→ **WORK TO COMPLETE**:
Beginning with the first line, set down every line through the one containing "var gridEnd = 420;", exactly as it appears, but not the pictures.

→ **DATASET EXTRACT**:
○ ○ ○ ○ ○
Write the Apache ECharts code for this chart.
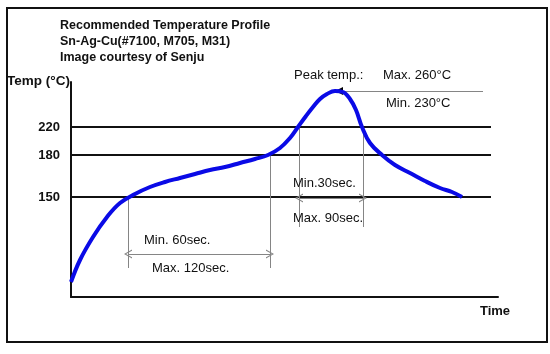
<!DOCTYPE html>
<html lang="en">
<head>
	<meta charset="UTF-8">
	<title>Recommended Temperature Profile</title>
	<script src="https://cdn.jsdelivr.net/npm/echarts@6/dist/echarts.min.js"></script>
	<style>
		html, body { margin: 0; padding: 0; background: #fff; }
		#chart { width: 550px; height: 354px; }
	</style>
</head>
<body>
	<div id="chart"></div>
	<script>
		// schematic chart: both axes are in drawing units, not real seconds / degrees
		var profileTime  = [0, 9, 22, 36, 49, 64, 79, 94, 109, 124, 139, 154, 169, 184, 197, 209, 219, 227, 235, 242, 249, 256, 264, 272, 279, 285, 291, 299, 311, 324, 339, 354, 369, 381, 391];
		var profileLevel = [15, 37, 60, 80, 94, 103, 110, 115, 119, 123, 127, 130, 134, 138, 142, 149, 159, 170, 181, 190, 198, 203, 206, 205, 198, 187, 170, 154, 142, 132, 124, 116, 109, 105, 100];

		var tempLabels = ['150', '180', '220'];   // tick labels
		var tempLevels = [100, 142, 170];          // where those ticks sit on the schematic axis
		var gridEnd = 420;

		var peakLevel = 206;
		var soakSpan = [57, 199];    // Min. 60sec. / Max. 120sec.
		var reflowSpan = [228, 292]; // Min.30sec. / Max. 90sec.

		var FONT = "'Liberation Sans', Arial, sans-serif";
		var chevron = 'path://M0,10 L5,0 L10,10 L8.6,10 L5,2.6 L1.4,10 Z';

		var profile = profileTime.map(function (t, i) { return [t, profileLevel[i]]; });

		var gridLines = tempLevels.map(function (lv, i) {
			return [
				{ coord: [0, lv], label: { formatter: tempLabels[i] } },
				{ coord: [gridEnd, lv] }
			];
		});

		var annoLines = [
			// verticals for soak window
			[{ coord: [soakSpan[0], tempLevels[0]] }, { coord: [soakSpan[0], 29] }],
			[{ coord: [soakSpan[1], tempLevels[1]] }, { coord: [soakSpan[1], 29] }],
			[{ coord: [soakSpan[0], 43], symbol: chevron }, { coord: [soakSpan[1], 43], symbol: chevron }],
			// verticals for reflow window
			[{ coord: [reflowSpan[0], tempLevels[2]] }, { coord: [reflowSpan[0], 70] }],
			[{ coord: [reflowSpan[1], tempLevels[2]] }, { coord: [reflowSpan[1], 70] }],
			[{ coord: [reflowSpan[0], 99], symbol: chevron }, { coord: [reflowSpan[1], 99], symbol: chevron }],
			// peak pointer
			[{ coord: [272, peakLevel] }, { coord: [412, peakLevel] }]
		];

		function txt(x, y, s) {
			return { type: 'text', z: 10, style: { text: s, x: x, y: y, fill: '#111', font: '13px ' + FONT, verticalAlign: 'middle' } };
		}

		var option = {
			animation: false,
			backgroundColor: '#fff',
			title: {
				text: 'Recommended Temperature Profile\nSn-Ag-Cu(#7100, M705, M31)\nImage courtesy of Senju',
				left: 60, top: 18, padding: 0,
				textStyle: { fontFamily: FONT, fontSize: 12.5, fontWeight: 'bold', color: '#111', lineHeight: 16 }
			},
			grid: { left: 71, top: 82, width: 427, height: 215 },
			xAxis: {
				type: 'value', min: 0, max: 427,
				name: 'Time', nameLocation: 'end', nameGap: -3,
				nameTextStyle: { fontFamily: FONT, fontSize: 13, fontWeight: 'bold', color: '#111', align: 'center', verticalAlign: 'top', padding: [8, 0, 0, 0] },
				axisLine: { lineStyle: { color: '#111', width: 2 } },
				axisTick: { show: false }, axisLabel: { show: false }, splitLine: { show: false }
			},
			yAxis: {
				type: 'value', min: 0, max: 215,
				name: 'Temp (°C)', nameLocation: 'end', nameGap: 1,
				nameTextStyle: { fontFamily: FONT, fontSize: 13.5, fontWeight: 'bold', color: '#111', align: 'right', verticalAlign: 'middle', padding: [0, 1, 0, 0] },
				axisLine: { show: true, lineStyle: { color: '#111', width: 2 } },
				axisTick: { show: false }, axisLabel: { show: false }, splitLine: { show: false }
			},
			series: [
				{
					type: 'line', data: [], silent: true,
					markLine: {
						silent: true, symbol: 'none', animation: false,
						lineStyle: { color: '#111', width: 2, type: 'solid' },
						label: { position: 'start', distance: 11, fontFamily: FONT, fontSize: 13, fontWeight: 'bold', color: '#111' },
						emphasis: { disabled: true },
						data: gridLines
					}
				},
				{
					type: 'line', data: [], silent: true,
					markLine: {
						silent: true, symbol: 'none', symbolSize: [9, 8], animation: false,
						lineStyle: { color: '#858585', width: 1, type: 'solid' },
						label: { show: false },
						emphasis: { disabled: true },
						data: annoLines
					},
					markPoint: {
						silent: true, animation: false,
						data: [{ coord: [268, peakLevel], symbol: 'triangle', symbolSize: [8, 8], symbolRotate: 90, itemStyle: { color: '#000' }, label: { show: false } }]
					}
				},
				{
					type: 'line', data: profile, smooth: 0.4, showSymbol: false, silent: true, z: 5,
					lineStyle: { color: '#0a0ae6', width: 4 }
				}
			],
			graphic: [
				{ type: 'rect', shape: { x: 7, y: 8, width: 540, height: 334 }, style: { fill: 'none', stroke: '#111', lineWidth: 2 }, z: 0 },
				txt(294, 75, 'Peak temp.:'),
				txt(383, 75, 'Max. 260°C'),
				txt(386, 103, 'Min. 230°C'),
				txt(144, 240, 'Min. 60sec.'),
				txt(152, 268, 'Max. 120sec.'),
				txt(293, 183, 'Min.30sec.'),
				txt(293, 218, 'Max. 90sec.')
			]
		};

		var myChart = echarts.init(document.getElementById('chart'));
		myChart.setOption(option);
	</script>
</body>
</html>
○ ○ ○ ○ ○
→ **RIGHT ANSWER**:
Write the Apache ECharts code for this chart.
<!DOCTYPE html>
<html lang="en">
<head>
	<meta charset="UTF-8">
	<title>Recommended Temperature Profile</title>
	<script src="https://cdn.jsdelivr.net/npm/echarts@6/dist/echarts.min.js"></script>
	<style>
		html, body { margin: 0; padding: 0; background: #fff; }
		#chart { width: 550px; height: 354px; }
	</style>
</head>
<body>
	<div id="chart"></div>
	<script>
		// schematic chart: both axes are in drawing units, not real seconds / degrees
		var profileTime  = [0, 9, 22, 36, 49, 64, 79, 94, 109, 124, 139, 154, 169, 184, 197, 209, 219, 227, 235, 242, 249, 256, 264, 272, 279, 285, 291, 299, 311, 324, 339, 354, 369, 381, 391];
		var profileLevel = [15, 37, 60, 80, 94, 103, 110, 115, 119, 123, 127, 130, 134, 138, 142, 149, 159, 170, 181, 190, 198, 203, 206, 205, 198, 187, 170, 154, 142, 132, 124, 116, 109, 105, 100];

		var tempLabels = ['150', '180', '220'];   // tick labels
		var tempLevels = [100, 142, 170];          // where those ticks sit on the schematic axis
		var gridEnd = 420;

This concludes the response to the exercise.